“Eles? Eles dão-se lindamente! Não têm muita diferença de idades, sabe?” podia ser uma frase dita numa escola que Portugal e a Catedral de Notre-Dame tivessem frequentado, pelos respectivos encarregados de educação. É que aquele país e esta Catedral nasceram quase na mesma altura, com vinte anos de vantagem para Portugal, uma ninharia na história da Europa. Podiam ter andado no mesmo infantário. Não é bonito ver um colega de turma nesta situação.
Fogo, Notre. 850 não é nada uma boa idade para cair, Notre. Tivesses caído mais cedo. É que ninguém quer realmente saber de monumentos recentes. Talvez ninguém gostasse de Notre Dame no início. Quem sabe se a Catedral de Notre Dame não foi considerada um mamarracho no seu tempo? “Já viram, estas modernices? Porcaria de Igreja. Arcos em ogiva e não sei que mais, não gosto nada. Olha-me para estas abóbadas da treta. Depois, é tudo altíssimo. Que é isso de pináculos? Isto é arquitetura de bárbaros.”

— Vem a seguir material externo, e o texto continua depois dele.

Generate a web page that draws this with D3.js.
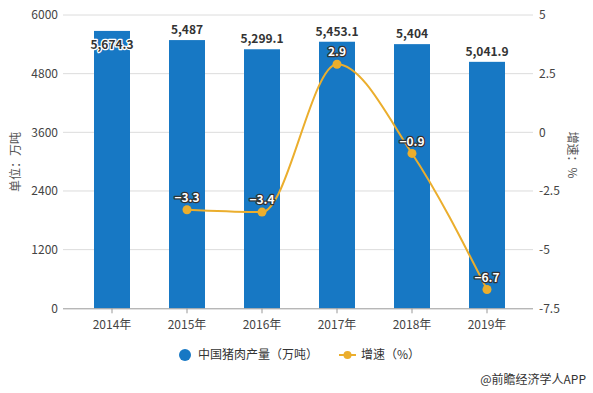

Agora, será empático fazer luto por um edifício? Eu julgo que não é surpreendente que sintamos empatia por esta perda dos franceses. Já quando ocorreram os atentados de 2015, sofremos mais com o ataque ao Charlie Hebdo do que com as atrocidades do Boko Haram. É uma questão de proximidade, dizia-se. Os jornais fizeram belas capas com a queda do pináculo de Notre Dame, mas se calhar o furacão Idaí não foi tão imediatamente mediatizado. Porquê? Será que ainda é proximidade? Paris é geograficamente mais perto, mas Moçambique não é emocionalmente mais longínquo.
Possivelmente, é uma questão do que é que faz parte do nosso imaginário, da nossa autoimagem e de algum egoísmo. Custa-nos a destruição daquilo a que gostamos de estar associados. Mas lá está, sabem o que é que é menos empático? Estar a comparar lutos. “O meu luto é maior que o teu”; “Sinto-me mal porque acho que o meu luto podia ser maior”; “O luto dos asiáticos costuma ser mesmo muito pequenino”. A não ser, claro está, que a Humanidade se tenha tornado num balneário de ginásio low-cost, nesse caso começarei a andar de luto ao léu.
Se procurarmos relativizar tudo, isto de chorar a destruição de património também é um privilégio ocidental. Quando o Estado Islâmico varreu o Iraque e a Síria causaram danos na História (neste caso, de propósito), destruindo dois monumentos na cidade de Palmira. Mas depois também tinham aquela mania de fazer vlogs de decapitação e a malta não se focou muito nisso.
Aliás, sinto que há pessoas a desejar que o que aconteceu em Paris seja algo mais do que um acidente, para que possam sair da toca, procurando demonizar algum grupo de pessoas e sublinhar o ataque ao símbolo da europa cristã branca bonita e que só dá um beijinho. Esperemos é que não tenha sido um encarregado da obra a fumar um cigarro displicente. Seria uma involuntária, todavia excelente, campanha publicitária para as marcas de tabaco aquecido e ninguém quer a proliferação de tais máquinas, essas sim, do demo.